Above:Larry Achiampong, Sunday Best. Currently on view at Prospect. 4.

What are the implications of worshipping a reflection of God whose image is not in the likeness of your kindred, but rather, is a rendering of your colonizer? “Sunday’s Best,” a visual poem by Larry Achiampong, examines the indoctrinating impact that Christian imagery; “White Jesus,” and related religious motifs, have on Ghanaian history and the artist’s identity.

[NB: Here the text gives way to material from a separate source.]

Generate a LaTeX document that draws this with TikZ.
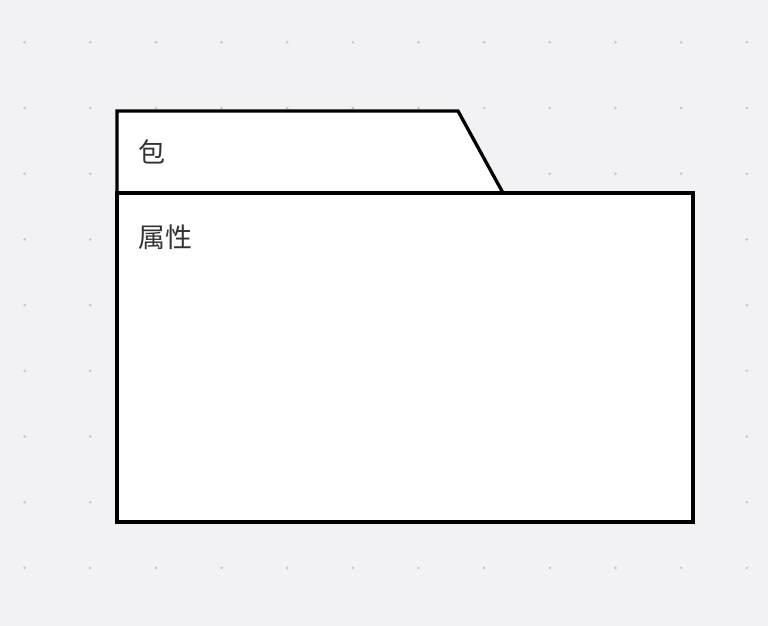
\documentclass[tikz,border=0pt]{standalone}
\usepackage{fontspec}
\newfontfamily\cjk{Noto Sans CJK SC}
\usetikzlibrary{calc}
\definecolor{bgcol}{HTML}{F2F2F4}
\definecolor{dotcol}{HTML}{C4C4C8}
\definecolor{txtcol}{HTML}{333333}
\tikzset{
  pkgline/.style={draw=black,line width=3.3pt,fill=white,line join=miter},
  pkglabel/.style={anchor=west,inner sep=0pt,text=txtcol,font=\cjk\fontsize{27pt}{31pt}\selectfont},
}
\begin{document}
\begin{tikzpicture}[x=1pt,y=-1pt]%
\fill[bgcol] (0,0) rectangle (768,626);%
\useasboundingbox (0,0) rectangle (768,626);%
% grid dots
\foreach \i in {0,...,11}{%
\foreach \j in {0,...,8}{%
\fill[dotcol] ($ (24.6,42.3) + (65.65*\i,65.7*\j) $) circle (1.4);%
}}%
% package shape
\coordinate (tabtl) at (117,111);%
\coordinate (tabtr) at (458,111);%
\coordinate (tabbr) at (503,193);%
\coordinate (bodytl) at (117,193);%
\coordinate (bodybr) at (693,522);%
\draw[pkgline] (bodytl) -- (tabtl) -- (tabtr) -- (tabbr) -- cycle;%
\draw[pkgline] (bodytl) rectangle (bodybr);%
\node[pkglabel] (name) at (138,152) {包};%
\node[pkglabel] (attrs) at (138,237) {属性};%
\end{tikzpicture}
\end{document}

The film begins with a black screen that quickly shifts to a jarring montage of found footage clips; Christ on the cross, the transatlantic slave trade, protest signs, singing. “I was always so curious about the many gods and deities that we celebrated,” Achiampong narrates as the camera pans across gold filigree, statues of white saints and soaring altars, “I would draw lines between these beings and the superheroes in Marvel comic books.” Throughout the film, Achiampong shares contemplative ruminations about his complex relationship to Christianity while the frame is overwhelmed with long shots of immaculate Christian iconography and scenes of an African woman in the throes of worship within the church. Colonization is not confined to the physical pains or oppressions of enslavement or limitation inflicted upon colonized bodies, it is also psychological, an imposing conditioning, a defining script that dictates standards for beauty, salvation, intelligence, and/or culture. “Sunday’s Best,” examines the lasting impact of Abrahamic traditions on indigenous belief systems and ideologies, and invites viewers to ponder, as the artist ponders, the role religion has played in shaping the contemporary world.

 

Prospect.4: The Lotus in Spite of The Swamp presents a diverse and global collection of artists who offer timely reflections about the resilience of small things, the strength of isolated and Othered peoples, and collective hopes for the future. Prospect.4: The Lotus in Spite of the Swamp is on view November 18, 2017 – February 25, 2018.